Written problem:
Set down, word for word, only the lines from the start of the records through the line bearing "const PX = 1"; include no pictures.
--- START ---
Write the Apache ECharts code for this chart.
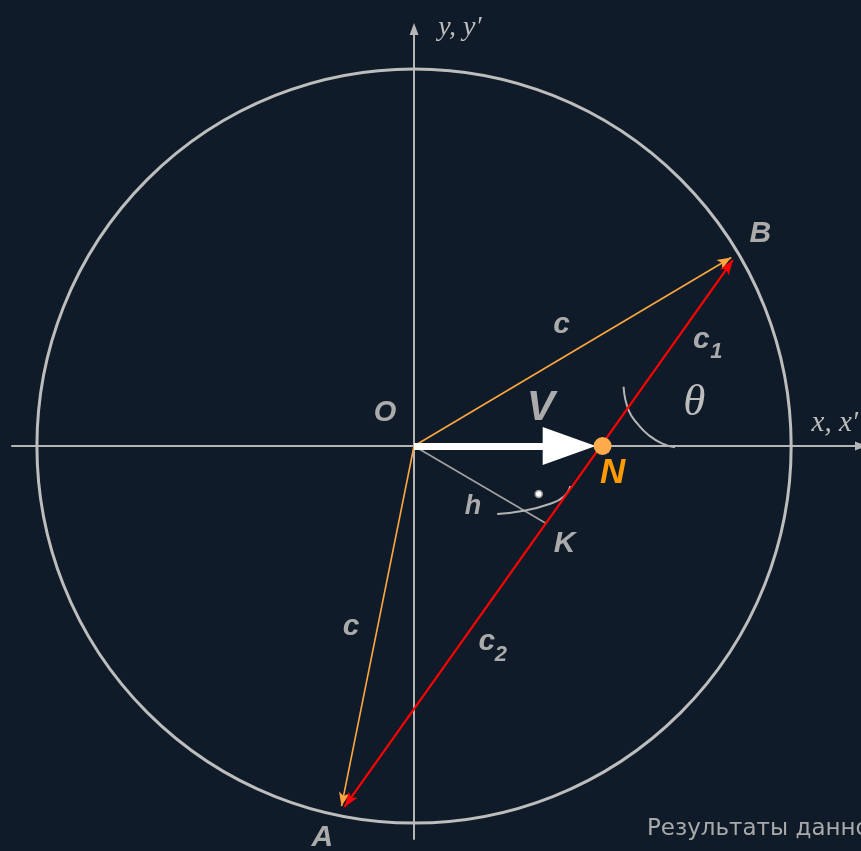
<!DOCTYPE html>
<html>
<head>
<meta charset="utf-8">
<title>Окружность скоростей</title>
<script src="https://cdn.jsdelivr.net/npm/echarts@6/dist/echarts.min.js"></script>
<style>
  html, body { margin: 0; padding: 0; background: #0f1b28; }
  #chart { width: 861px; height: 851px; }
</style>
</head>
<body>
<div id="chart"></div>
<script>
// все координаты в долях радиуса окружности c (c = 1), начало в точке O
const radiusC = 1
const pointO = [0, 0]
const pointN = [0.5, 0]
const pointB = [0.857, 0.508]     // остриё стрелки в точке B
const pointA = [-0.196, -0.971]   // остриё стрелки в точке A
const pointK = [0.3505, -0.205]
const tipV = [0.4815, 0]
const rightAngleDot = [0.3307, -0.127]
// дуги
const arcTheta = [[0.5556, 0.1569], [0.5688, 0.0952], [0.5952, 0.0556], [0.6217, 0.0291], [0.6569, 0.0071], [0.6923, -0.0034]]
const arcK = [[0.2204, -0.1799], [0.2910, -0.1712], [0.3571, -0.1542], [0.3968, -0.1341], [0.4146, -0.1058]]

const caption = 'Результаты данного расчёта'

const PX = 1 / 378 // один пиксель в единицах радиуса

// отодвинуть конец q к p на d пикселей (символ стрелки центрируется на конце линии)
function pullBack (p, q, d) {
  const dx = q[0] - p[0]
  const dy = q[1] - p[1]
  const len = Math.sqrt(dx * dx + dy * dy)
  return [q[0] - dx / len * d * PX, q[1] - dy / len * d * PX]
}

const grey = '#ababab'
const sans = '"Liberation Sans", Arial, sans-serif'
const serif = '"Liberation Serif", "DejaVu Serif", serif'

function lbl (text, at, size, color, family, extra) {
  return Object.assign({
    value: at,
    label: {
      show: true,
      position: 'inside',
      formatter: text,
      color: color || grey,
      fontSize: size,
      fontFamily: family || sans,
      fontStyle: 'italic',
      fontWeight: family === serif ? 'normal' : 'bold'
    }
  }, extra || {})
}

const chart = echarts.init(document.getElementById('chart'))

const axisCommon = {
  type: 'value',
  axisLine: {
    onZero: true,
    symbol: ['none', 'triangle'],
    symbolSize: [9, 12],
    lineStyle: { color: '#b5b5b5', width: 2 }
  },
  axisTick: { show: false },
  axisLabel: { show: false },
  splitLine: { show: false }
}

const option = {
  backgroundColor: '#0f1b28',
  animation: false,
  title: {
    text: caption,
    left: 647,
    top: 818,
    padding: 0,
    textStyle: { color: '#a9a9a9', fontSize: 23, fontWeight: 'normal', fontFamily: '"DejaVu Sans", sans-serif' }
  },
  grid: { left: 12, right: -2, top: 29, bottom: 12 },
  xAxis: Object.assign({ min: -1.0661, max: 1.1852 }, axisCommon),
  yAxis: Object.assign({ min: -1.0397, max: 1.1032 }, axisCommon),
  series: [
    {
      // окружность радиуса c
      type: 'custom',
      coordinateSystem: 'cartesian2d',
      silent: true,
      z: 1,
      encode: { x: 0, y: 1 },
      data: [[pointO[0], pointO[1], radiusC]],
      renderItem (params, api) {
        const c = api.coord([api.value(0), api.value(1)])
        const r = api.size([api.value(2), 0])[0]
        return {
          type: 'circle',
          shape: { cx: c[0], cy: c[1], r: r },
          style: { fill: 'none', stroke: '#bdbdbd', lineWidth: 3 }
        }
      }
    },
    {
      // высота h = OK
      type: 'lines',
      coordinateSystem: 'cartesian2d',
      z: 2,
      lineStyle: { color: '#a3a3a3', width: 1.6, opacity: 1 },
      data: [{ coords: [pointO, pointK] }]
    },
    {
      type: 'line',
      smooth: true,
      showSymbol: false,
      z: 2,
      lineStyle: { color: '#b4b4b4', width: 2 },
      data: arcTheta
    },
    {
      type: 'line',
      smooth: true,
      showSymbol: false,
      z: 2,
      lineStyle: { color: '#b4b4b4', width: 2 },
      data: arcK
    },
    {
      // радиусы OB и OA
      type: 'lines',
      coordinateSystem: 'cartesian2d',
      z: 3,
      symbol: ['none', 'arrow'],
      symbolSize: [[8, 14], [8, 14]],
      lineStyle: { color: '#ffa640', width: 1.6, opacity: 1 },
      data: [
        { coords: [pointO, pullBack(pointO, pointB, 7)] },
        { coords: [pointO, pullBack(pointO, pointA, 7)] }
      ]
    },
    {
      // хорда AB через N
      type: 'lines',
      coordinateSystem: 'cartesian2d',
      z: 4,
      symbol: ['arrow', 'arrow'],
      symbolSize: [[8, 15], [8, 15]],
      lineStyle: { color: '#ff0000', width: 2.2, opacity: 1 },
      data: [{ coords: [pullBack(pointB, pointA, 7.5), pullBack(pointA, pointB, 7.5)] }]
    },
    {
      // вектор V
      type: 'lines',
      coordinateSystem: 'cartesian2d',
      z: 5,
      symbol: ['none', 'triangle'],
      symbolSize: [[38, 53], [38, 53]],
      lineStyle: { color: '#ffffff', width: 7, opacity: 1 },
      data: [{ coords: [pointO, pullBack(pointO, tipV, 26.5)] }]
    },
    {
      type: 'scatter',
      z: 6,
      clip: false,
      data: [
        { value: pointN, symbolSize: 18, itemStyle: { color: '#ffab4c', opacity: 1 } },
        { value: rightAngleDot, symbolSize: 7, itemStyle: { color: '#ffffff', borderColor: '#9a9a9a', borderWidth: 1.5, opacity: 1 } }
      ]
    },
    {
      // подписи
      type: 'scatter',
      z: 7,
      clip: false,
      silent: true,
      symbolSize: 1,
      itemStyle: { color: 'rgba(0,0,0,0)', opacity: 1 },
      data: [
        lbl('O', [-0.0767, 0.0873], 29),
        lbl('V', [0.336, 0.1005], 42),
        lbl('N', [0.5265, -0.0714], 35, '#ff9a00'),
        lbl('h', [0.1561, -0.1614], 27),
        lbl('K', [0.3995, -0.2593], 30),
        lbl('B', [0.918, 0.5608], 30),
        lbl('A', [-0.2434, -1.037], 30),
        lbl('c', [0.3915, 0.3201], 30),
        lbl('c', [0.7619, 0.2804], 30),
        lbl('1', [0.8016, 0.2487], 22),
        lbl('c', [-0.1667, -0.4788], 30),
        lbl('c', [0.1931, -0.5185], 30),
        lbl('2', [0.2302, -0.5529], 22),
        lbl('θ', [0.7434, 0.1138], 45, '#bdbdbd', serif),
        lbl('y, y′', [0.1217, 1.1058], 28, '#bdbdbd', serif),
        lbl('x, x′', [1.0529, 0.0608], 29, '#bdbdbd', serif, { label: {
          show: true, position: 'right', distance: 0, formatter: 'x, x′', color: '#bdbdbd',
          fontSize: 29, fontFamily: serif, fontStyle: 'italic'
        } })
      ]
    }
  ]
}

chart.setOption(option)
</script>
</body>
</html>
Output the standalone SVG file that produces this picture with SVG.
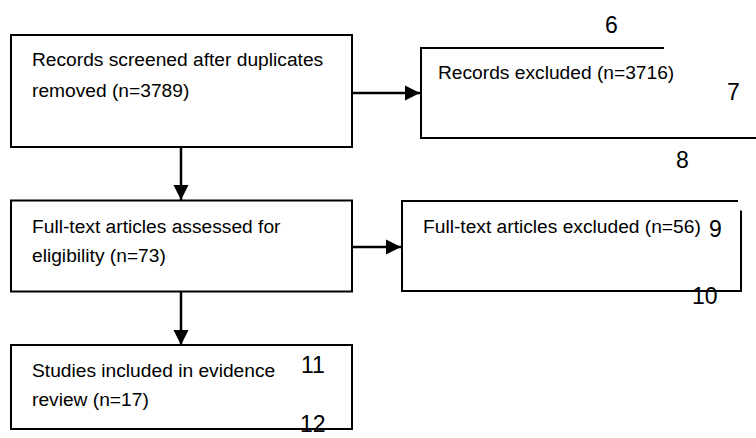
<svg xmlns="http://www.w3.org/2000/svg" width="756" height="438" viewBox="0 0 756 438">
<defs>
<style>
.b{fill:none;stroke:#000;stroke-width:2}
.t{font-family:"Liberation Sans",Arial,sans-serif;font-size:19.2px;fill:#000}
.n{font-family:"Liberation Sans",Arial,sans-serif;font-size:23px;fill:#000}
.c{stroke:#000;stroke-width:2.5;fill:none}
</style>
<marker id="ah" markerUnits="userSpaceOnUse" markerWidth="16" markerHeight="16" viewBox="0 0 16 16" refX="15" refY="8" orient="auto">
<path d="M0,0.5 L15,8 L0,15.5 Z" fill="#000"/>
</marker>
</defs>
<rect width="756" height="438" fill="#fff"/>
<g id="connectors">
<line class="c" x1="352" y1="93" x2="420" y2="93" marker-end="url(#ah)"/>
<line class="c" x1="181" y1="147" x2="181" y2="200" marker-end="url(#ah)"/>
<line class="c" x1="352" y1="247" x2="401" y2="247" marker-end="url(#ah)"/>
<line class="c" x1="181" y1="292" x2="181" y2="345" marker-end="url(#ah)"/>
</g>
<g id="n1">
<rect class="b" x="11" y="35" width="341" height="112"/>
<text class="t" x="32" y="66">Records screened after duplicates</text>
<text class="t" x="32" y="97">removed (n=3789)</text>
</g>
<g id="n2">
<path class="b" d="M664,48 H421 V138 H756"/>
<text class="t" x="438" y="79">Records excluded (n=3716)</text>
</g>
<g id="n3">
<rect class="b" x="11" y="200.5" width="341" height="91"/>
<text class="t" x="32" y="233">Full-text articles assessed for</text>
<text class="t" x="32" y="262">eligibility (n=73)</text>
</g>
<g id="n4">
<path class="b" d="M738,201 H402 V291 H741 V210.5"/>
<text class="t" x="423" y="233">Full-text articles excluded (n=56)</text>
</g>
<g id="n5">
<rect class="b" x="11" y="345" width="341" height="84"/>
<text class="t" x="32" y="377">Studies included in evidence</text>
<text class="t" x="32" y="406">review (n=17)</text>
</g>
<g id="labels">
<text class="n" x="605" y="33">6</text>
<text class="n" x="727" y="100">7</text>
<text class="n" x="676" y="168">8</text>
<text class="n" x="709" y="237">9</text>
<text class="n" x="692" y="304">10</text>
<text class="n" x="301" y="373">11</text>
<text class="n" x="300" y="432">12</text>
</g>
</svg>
--- END ---
Finished answer:
Write the Apache ECharts code for this chart.
<!DOCTYPE html>
<html>
<head>
<meta charset="utf-8">
<title>Окружность скоростей</title>
<script src="https://cdn.jsdelivr.net/npm/echarts@6/dist/echarts.min.js"></script>
<style>
  html, body { margin: 0; padding: 0; background: #0f1b28; }
  #chart { width: 861px; height: 851px; }
</style>
</head>
<body>
<div id="chart"></div>
<script>
// все координаты в долях радиуса окружности c (c = 1), начало в точке O
const radiusC = 1
const pointO = [0, 0]
const pointN = [0.5, 0]
const pointB = [0.857, 0.508]     // остриё стрелки в точке B
const pointA = [-0.196, -0.971]   // остриё стрелки в точке A
const pointK = [0.3505, -0.205]
const tipV = [0.4815, 0]
const rightAngleDot = [0.3307, -0.127]
// дуги
const arcTheta = [[0.5556, 0.1569], [0.5688, 0.0952], [0.5952, 0.0556], [0.6217, 0.0291], [0.6569, 0.0071], [0.6923, -0.0034]]
const arcK = [[0.2204, -0.1799], [0.2910, -0.1712], [0.3571, -0.1542], [0.3968, -0.1341], [0.4146, -0.1058]]

const caption = 'Результаты данного расчёта'

const PX = 1 / 378 // один пиксель в единицах радиуса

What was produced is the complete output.